Court of Appeals of Ohio, Tenth District
Mar 30, 2000
No. 99AP-555 (Ohio Ct. App. Mar. 30, 2000)

Opinion

No. 99AP-555.

Rendered on March 30, 2000.

APPEAL from the Franklin County Court of Common Pleas.

Ron O'Brien, Prosecuting Attorney, and Joyce Anderson, for appellee.

Judith M. Stevenson, Public Defender, and David L. Strait, for appellant.


OPINION


On May 22, 1986, a jury convicted Dennis Winkfield, defendant-appellant, of aggravated murder of his wife, Diane Winkfield, as well as kidnapping and gross sexual imposition of his teenage stepdaughter (fifteen years old at the time of trial). The state sought the death penalty and the case proceeded to a mitigation hearing. The jury returned a finding that the state had not proved beyond a reasonable doubt that the aggravating circumstances outweigh the mitigating circumstances and recommended a sentence of life imprisonment with parole eligibility after serving thirty years. By judgment entry filed August 1, 1986, the court imposed a sentence of thirty years on the homicide count, seven to twenty-five years on the kidnapping count, plus an additional three years of actual incarceration for the use of a firearm and a one-year determinate sentence on the gross sexual imposition count. The court ordered that all sentences were to be served concurrently.

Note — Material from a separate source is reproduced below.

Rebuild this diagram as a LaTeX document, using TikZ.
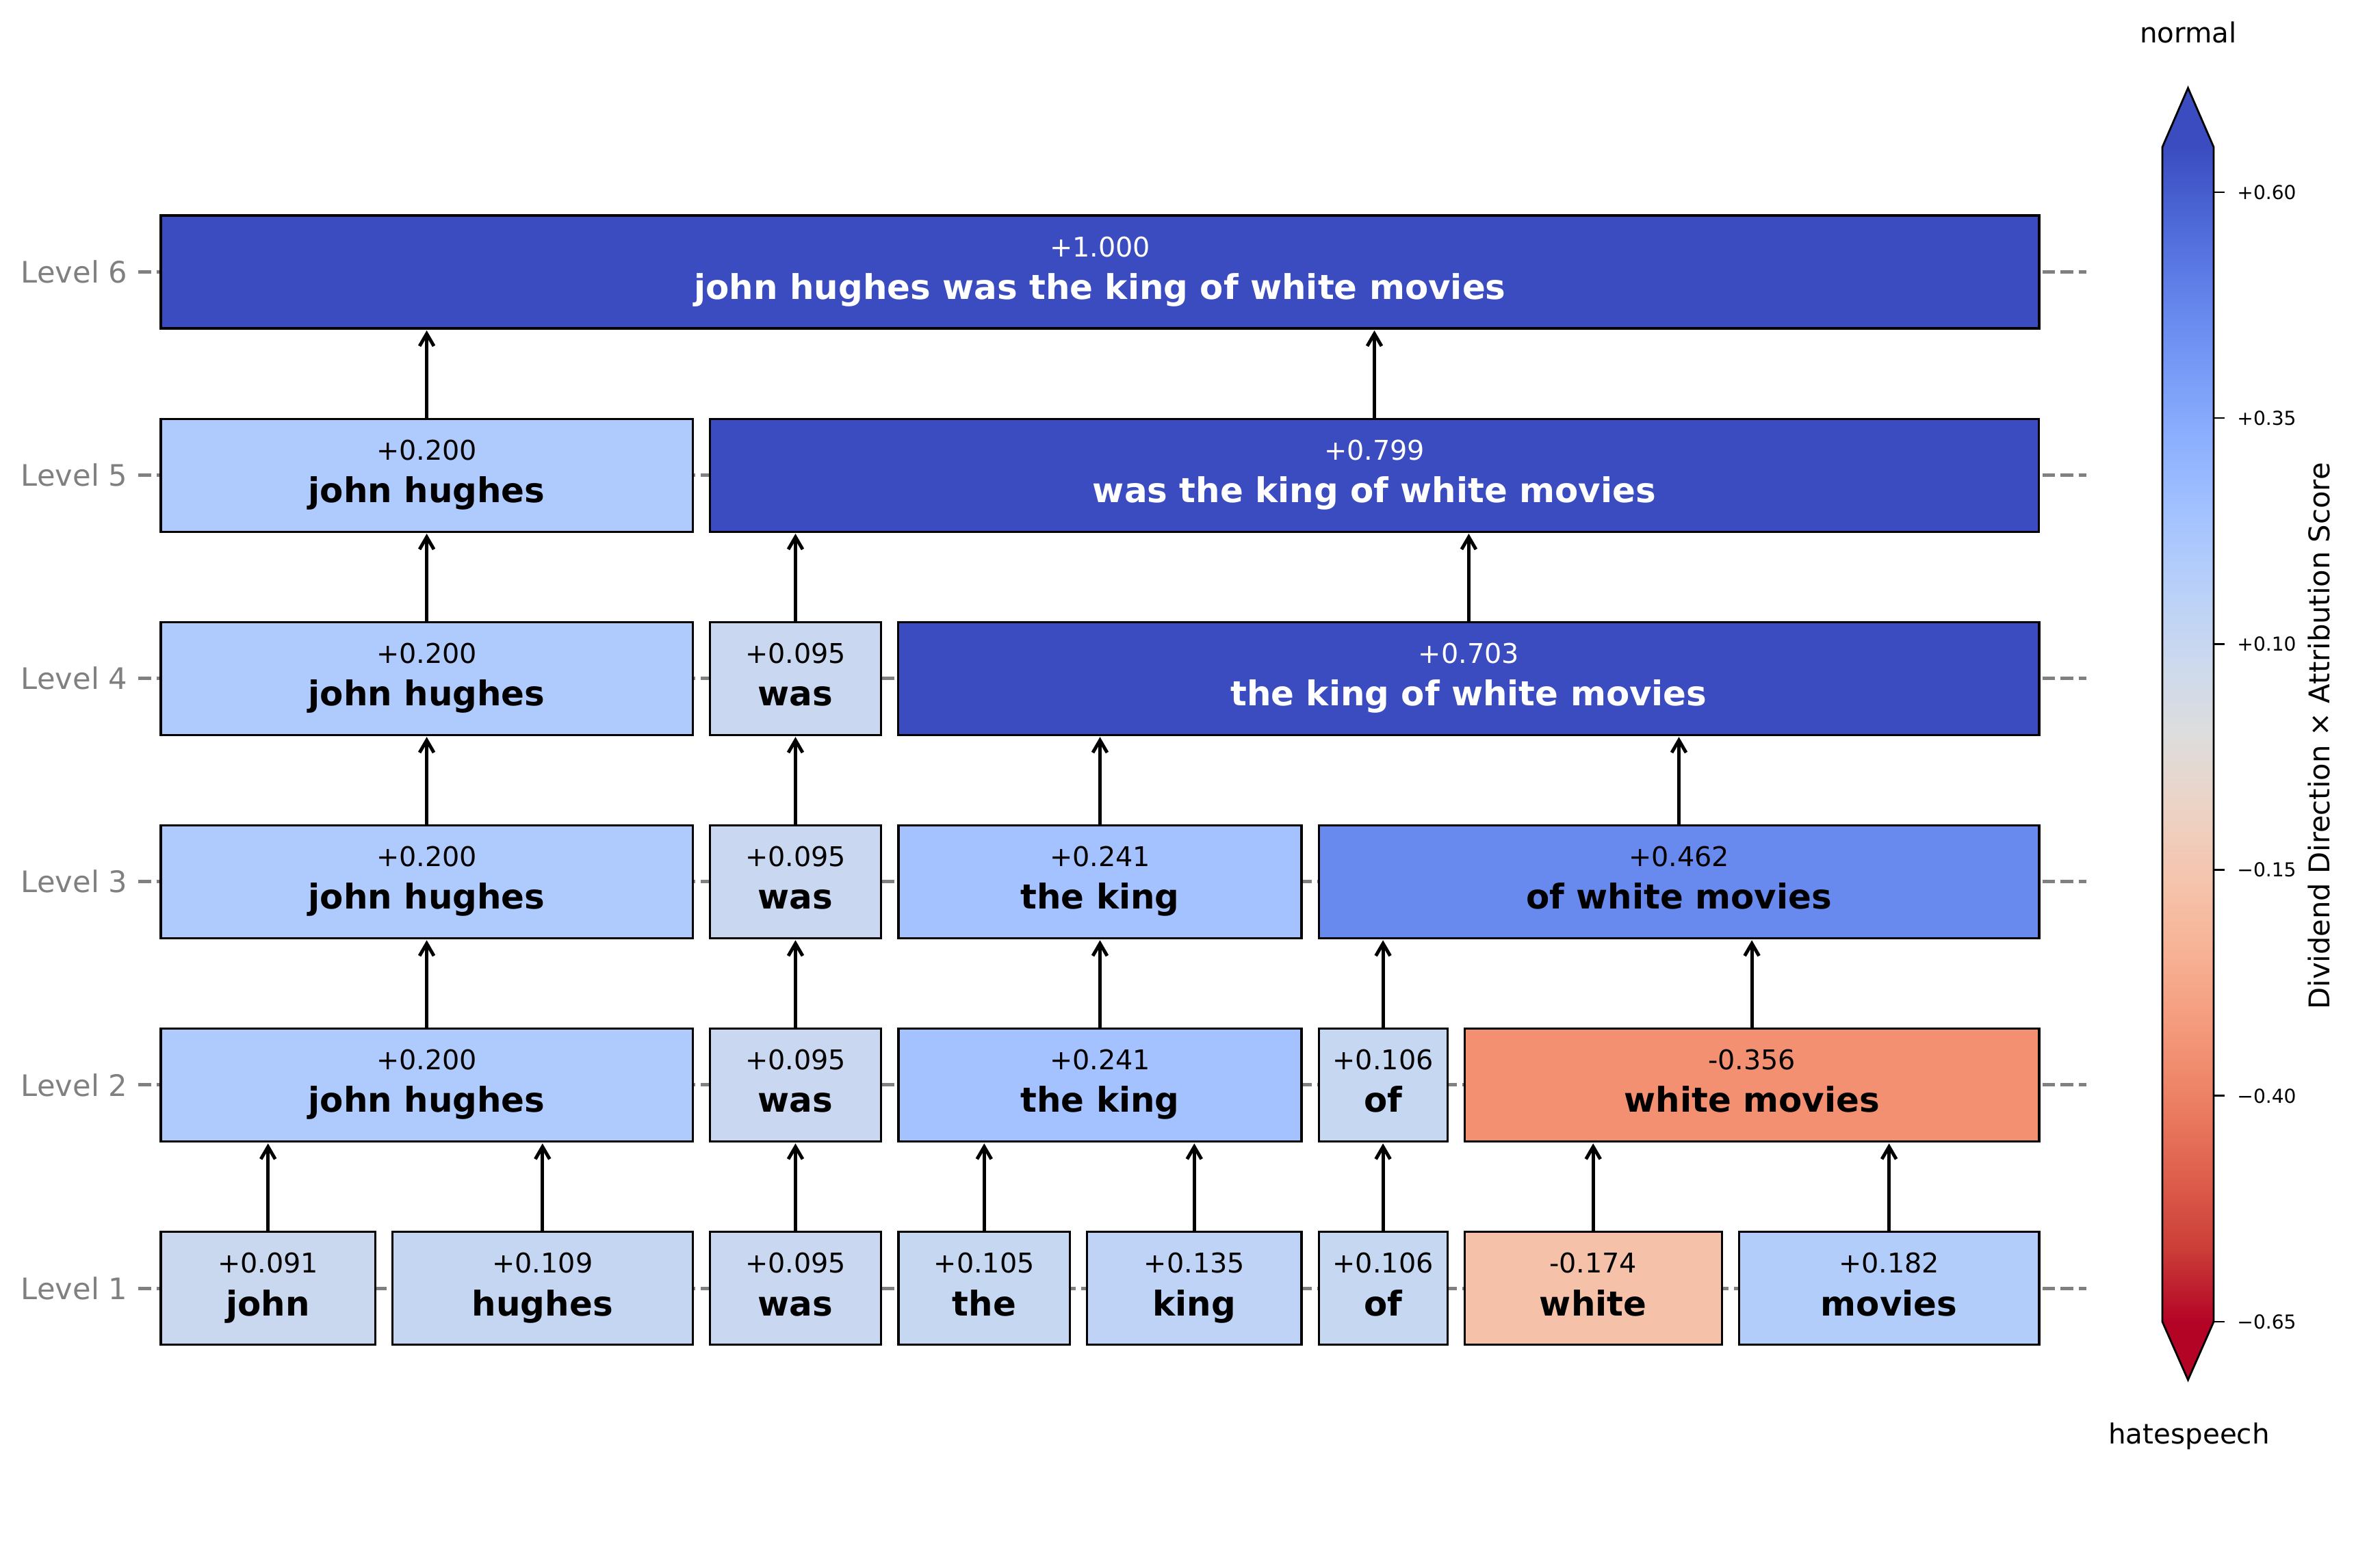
\documentclass[tikz,border=0pt]{standalone}
\usepackage{fontspec}
\setmainfont{DejaVu Sans}
\usepackage{xcolor}
\usepackage{tikz}
\usetikzlibrary{arrows.meta,positioning,calc}

% coolwarm, read from blue (+) to red (-)
\definecolor{cw00}{RGB}{59,76,192}
\definecolor{cw01}{RGB}{77,104,215}
\definecolor{cw02}{RGB}{98,130,234}
\definecolor{cw03}{RGB}{119,154,247}
\definecolor{cw04}{RGB}{141,176,254}
\definecolor{cw05}{RGB}{163,194,255}
\definecolor{cw06}{RGB}{184,208,249}
\definecolor{cw07}{RGB}{204,217,238}
\definecolor{cw08}{RGB}{221,221,221}
\definecolor{cw09}{RGB}{236,211,197}
\definecolor{cw10}{RGB}{245,196,173}
\definecolor{cw11}{RGB}{247,177,148}
\definecolor{cw12}{RGB}{244,154,123}
\definecolor{cw13}{RGB}{236,127,99}
\definecolor{cw14}{RGB}{222,96,77}
\definecolor{cw15}{RGB}{203,62,56}
\definecolor{cw16}{RGB}{180,4,38}
\pgfdeclareverticalshading{coolwarmbar}{100bp}{color(0bp)=(cw16); color(25bp)=(cw16);
  color(28.125bp)=(cw15); color(31.25bp)=(cw14); color(34.375bp)=(cw13); color(37.5bp)=(cw12);
  color(40.625bp)=(cw11); color(43.75bp)=(cw10); color(46.875bp)=(cw09); color(50bp)=(cw08);
  color(53.125bp)=(cw07); color(56.25bp)=(cw06); color(59.375bp)=(cw05); color(62.5bp)=(cw04);
  color(65.625bp)=(cw03); color(68.75bp)=(cw02); color(71.875bp)=(cw01); color(75bp)=(cw00);
  color(100bp)=(cw00)}

% score colours of the boxes
\definecolor{sc091}{RGB}{202,216,239}
\definecolor{sc095}{RGB}{201,216,240}
\definecolor{sc105}{RGB}{198,215,241}
\definecolor{sc106}{RGB}{198,215,242}
\definecolor{sc109}{RGB}{197,214,242}
\definecolor{sc135}{RGB}{191,211,246}
\definecolor{sc182}{RGB}{179,205,251}
\definecolor{sc200}{RGB}{175,202,253}
\definecolor{sc241}{RGB}{164,194,255}
\definecolor{sc462}{RGB}{104,138,238}
\definecolor{scmax}{RGB}{59,76,192}
\definecolor{scm174}{RGB}{246,193,169}
\definecolor{scm356}{RGB}{242,144,113}

\newcommand{\cellbody}[2]{\rule{0pt}{10pt}#1\\\fontsize{14.2pt}{17.78pt}\selectfont\bfseries\rule[-5.02pt]{0pt}{5.02pt}#2}

\begin{document}
\begin{tikzpicture}[
    y=-1cm,
    cell/.style={rectangle, draw=black, line width=0.9pt, minimum height=1.65cm, inner sep=0pt, outer sep=0pt, align=center, font=\fontsize{11.3pt}{17.78pt}\selectfont},
    darkcell/.style={cell, fill=scmax, text=white},
    arrow/.style={-{Straight Barb[length=0.18cm, width=0.21cm]}, line width=1.4pt, shorten >=0.03cm},
    levelline/.style={gray, line width=0.05cm, dash pattern=on 0.185cm off 0.08cm},
    levellabel/.style={anchor=east, inner sep=0pt, text=gray, font=\fontsize{12.3pt}{14pt}\selectfont},
    barlabel/.style={inner sep=0pt, font=\fontsize{11.5pt}{14pt}\selectfont}
]
\useasboundingbox (0,0) rectangle (34.43,22.92);

% Level rows: dashed guide and label
\foreach \n/\y in {1/18.83, 2/15.859, 3/12.888, 4/9.917, 5/6.946, 6/3.975} {
    \draw[levelline] (2.02,\y) -- (30.49,\y);
    \node[levellabel] (lvl\n) at (1.87,\y) {Level \n};
}

% Level 1: single words
\node[cell, fill=sc091, minimum width=3.134cm] (john1) at (3.917,18.83) {\cellbody{+0.091}{john}};
\node[cell, fill=sc109, minimum width=4.387cm] (hughes1) at (7.928,18.83) {\cellbody{+0.109}{hughes}};
\node[cell, fill=sc095, minimum width=2.507cm] (was1) at (11.625,18.83) {\cellbody{+0.095}{was}};
\node[cell, fill=sc105, minimum width=2.507cm] (the1) at (14.383,18.83) {\cellbody{+0.105}{the}};
\node[cell, fill=sc135, minimum width=3.134cm] (king1) at (17.453,18.83) {\cellbody{+0.135}{king}};
\node[cell, fill=sc106, minimum width=1.880cm] (of1) at (20.211,18.83) {\cellbody{+0.106}{of}};
\node[cell, fill=scm174, minimum width=3.760cm] (white1) at (23.282,18.83) {\cellbody{-0.174}{white}};
\node[cell, fill=sc182, minimum width=4.387cm] (movies1) at (27.606,18.83) {\cellbody{+0.182}{movies}};

% Level 2
\node[cell, fill=sc200, minimum width=7.771cm] (jh2) at (6.236,15.859) {\cellbody{+0.200}{john hughes}};
\node[cell, fill=sc095, minimum width=2.507cm] (was2) at (11.625,15.859) {\cellbody{+0.095}{was}};
\node[cell, fill=sc241, minimum width=5.891cm] (tk2) at (16.075,15.859) {\cellbody{+0.241}{the king}};
\node[cell, fill=sc106, minimum width=1.880cm] (of2) at (20.211,15.859) {\cellbody{+0.106}{of}};
\node[cell, fill=scm356, minimum width=8.398cm] (wm2) at (25.601,15.859) {\cellbody{-0.356}{white movies}};

% Level 3
\node[cell, fill=sc200, minimum width=7.771cm] (jh3) at (6.236,12.888) {\cellbody{+0.200}{john hughes}};
\node[cell, fill=sc095, minimum width=2.507cm] (was3) at (11.625,12.888) {\cellbody{+0.095}{was}};
\node[cell, fill=sc241, minimum width=5.891cm] (tk3) at (16.075,12.888) {\cellbody{+0.241}{the king}};
\node[cell, fill=sc462, minimum width=10.528cm] (owm3) at (24.535,12.888) {\cellbody{+0.462}{of white movies}};

% Level 4
\node[cell, fill=sc200, minimum width=7.771cm] (jh4) at (6.236,9.917) {\cellbody{+0.200}{john hughes}};
\node[cell, fill=sc095, minimum width=2.507cm] (was4) at (11.625,9.917) {\cellbody{+0.095}{was}};
\node[darkcell, minimum width=16.670cm] (tkowm4) at (21.464,9.917) {\cellbody{+0.703}{the king of white movies}};

% Level 5
\node[cell, fill=sc200, minimum width=7.771cm] (jh5) at (6.236,6.946) {\cellbody{+0.200}{john hughes}};
\node[darkcell, minimum width=19.427cm] (wtkowm5) at (20.085,6.946) {\cellbody{+0.799}{was the king of white movies}};

% Level 6: whole sentence
\node[darkcell, minimum width=27.449cm] (all6) at (16.075,3.975) {\cellbody{+1.000}{john hughes was the king of white movies}};

% Arrows from parts to merged spans
\draw[arrow] (john1.north) -- (john1.north |- jh2.south);
\draw[arrow] (hughes1.north) -- (hughes1.north |- jh2.south);
\draw[arrow] (was1.north) -- (was1.north |- was2.south);
\draw[arrow] (the1.north) -- (the1.north |- tk2.south);
\draw[arrow] (king1.north) -- (king1.north |- tk2.south);
\draw[arrow] (of1.north) -- (of1.north |- of2.south);
\draw[arrow] (white1.north) -- (white1.north |- wm2.south);
\draw[arrow] (movies1.north) -- (movies1.north |- wm2.south);

\draw[arrow] (jh2.north) -- (jh2.north |- jh3.south);
\draw[arrow] (was2.north) -- (was2.north |- was3.south);
\draw[arrow] (tk2.north) -- (tk2.north |- tk3.south);
\draw[arrow] (of2.north) -- (of2.north |- owm3.south);
\draw[arrow] (wm2.north) -- (wm2.north |- owm3.south);

\draw[arrow] (jh3.north) -- (jh3.north |- jh4.south);
\draw[arrow] (was3.north) -- (was3.north |- was4.south);
\draw[arrow] (tk3.north) -- (tk3.north |- tkowm4.south);
\draw[arrow] (owm3.north) -- (owm3.north |- tkowm4.south);

\draw[arrow] (jh4.north) -- (jh4.north |- jh5.south);
\draw[arrow] (was4.north) -- (was4.north |- wtkowm5.south);
\draw[arrow] (tkowm4.north) -- (tkowm4.north |- wtkowm5.south);

\draw[arrow] (jh5.north) -- (jh5.north |- all6.south);
\draw[arrow] (wtkowm5.north) -- (wtkowm5.north |- all6.south);

% Colour bar with both ends extended
\shade[shading=coolwarmbar] (31.60,2.15) rectangle (32.35,19.32);
\fill[cw00] (31.60,2.15) -- (31.975,1.286) -- (32.35,2.15) -- cycle;
\fill[cw16] (31.60,19.32) -- (31.975,20.17) -- (32.35,19.32) -- cycle;
\draw[line width=0.8pt, line join=miter] (31.60,2.15) -- (31.975,1.286) -- (32.35,2.15) -- (32.35,19.32)
    -- (31.975,20.17) -- (31.60,19.32) -- cycle;
\foreach \v/\y in {+0.60/2.81, +0.35/6.11, +0.10/9.414, −0.15/12.716, −0.40/16.018, −0.65/19.32} {
    \draw[line width=0.8pt] (32.35,\y) -- (32.51,\y)
        node[anchor=west, inner sep=0pt, xshift=0.17cm, font=\fontsize{8pt}{10pt}\selectfont] {\v};
}
\node[barlabel, anchor=base] (normal) at (31.98,0.62) {normal};
\node[barlabel, anchor=base] (hate) at (31.99,21.10) {hatespeech};
\node[barlabel, rotate=90, font=\fontsize{11.85pt}{14pt}\selectfont] (barname) at (33.89,10.76) {Dividend Direction × Attribution Score};

\end{tikzpicture}
\end{document}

No direct appeal was taken from this conviction. However, by judgment entry filed June 22, 1999, this court sustained defendant's motion for a delayed appeal and appointed counsel to assist him.

Defendant has asserted the following assignments of error:

First Assignment of Error

The trial court erred by overruling a motion to suppress evidence illegally seized in violation of the Fourth and Fourteenth Amendments to the United States Constitution and Section 14, Article I, of the Ohio Constitution.

Second Assignment of Error

The trial court erred permitting the state to use peremptory challenges in a racially discriminatory fashion, thereby denying appellant equal protection under the law as guaranteed by the Fourteenth Amendment to the United States Constitution.

Third Assignment of Error

The trial court erred by permitting the introduction of irrelevant, inflammatory and unfairly prejudicial issues thereby depriving Defendant-Appellant of a fair trial.

Fourth Assignment of Error

Defendant-Appellant was deprived of due process of law because of the failure of the court to record all grand jury proceedings as required by Crim. R. 22.

The police discovered the body of Diane Winkfield, dead for three or four days, in her apartment from the consequence of two gunshot wounds fired into her upper body from a distance of about two feet away.

The teenage stepdaughter of defendant stated that her mom was going to get a divorce against defendant because of his actions against her. The court overruled a defense objection and motion for mistrial based upon this comment. Angela further testified that she arrived from school on December 5, 1984 and went to her mother's room to watch television. About five minutes after 4:00, she saw defendant in the apartment. She screamed and he told her to shut-up. According to Angela, defendant had two guns with him and had a roll of tape in his pocket. He tied her arms and legs together and put a sock or rag in her mouth.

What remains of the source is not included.